With her cheap and easy populism and her undiluted Madrid-ness, which has given her such good electoral results in repeated elections in the community, Isabel Díaz Ayuso, a political personality who is about as different as she could possibly be from all that the revolutionary event of the Mobile World Congress (MWC) implies, was presented this Monday in Barcelona just as the 'Mobile' also opened in the Catalan capital. The person who did everything she could to take the MWC to the Spanish capital in 2020, employing some arts that she herself would probably not dare to explain, and introduced by Albert Boadella, formerly a dramatist, now a comedian, offered a discourse full of clichés at the Círculo Ecuestre, a speech that went as far as spurring on those present with a sentiment typical of the Madrid bubble that she represents: "You are not alone".
Ayuso is as ignorant as she is arrogant. With that point of superiority possessed by those who win elections, although having learnt nothing, and nor being likely to. She was unable to take the Mobile World Congress to Madrid as nothing she could do worked and John Hoffman, the CEO of GSMA and the person who holds the rights to the congress, skillfully dodged all kinds of pressure. It was not easy for Hoffman to dribble past a Madrid contingent that had five-star supports and people in high-powered offices singing siren songs. Ayuso registered an important fail and her conference at the private Ecuestre club perfectly explains why the world congress of the mobile phone sector has, in Barcelona, the best possible venue for its celebration and success, which is, after all, what the organizers are after.
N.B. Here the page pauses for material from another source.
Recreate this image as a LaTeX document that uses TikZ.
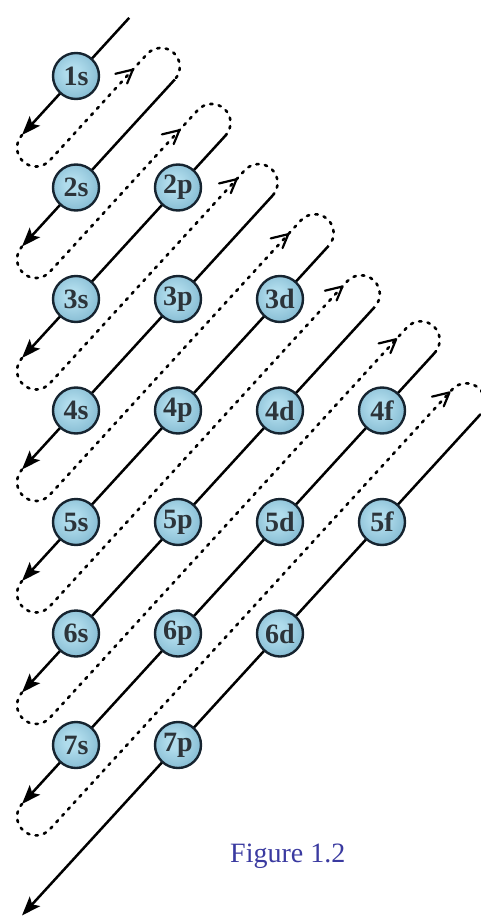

Choosing the Círculo Ecuestre as the place to explain yourself in Barcelona is already the first sign of ignorance. There are two characteristics of its identity: the air of ancient times that pervades it and the fact that it is the only forum in which the People's Party (PP) is in its element. Which should have already made her reflect, since if the PP, the smallest party in the Barcelona City Council and the last-ranked in the Parliament of Catalonia, is at home there, entirely representative of Catalan centrality is something it can scarcely be. But as for Ayuso, she did seem to be in her element addressing an audience that was full of devotion and eager to applaud her. Another visitor who did well there, not so long ago, was Manuel Valls, the ex-prime minister of France, who fleetingly raised passions just by crossing the threshold of the Carrer Balmes club. Several illustrious members of the Ecuestre were among those who encouraged him to run for the Barcelona mayoralty thinking, surely, that there is nothing more glamorous than having a Parisian at the head of the Barcelona council. Valls tripped up badly in the attempt, fell out with more than one of those who laughed their thanks to him, and returned to Paris.
José María Aznar is another of those who often chooses the Ecuestre and leaves in triumph, like those bullfighters from the old days exiting the Maestranza. Ayuso was, therefore, in her element with the representative of Tabarnia who offered her the floor after shouting "Viva España", one of the least shrill versions of a phrase that has been much repeated between those four walls since its foundation, in 1856, in Carrer Sant Pau. Today it has around 1,565 members, as its website explains, who pay 28,000 euros for corporate membership or 9,000 euros per individual. In the midst of all this radical conservatism, even a moderate like the president of Foment, Josep Sánchez Llibre, kept an eye on his watch in order to leave the room as quickly as possible.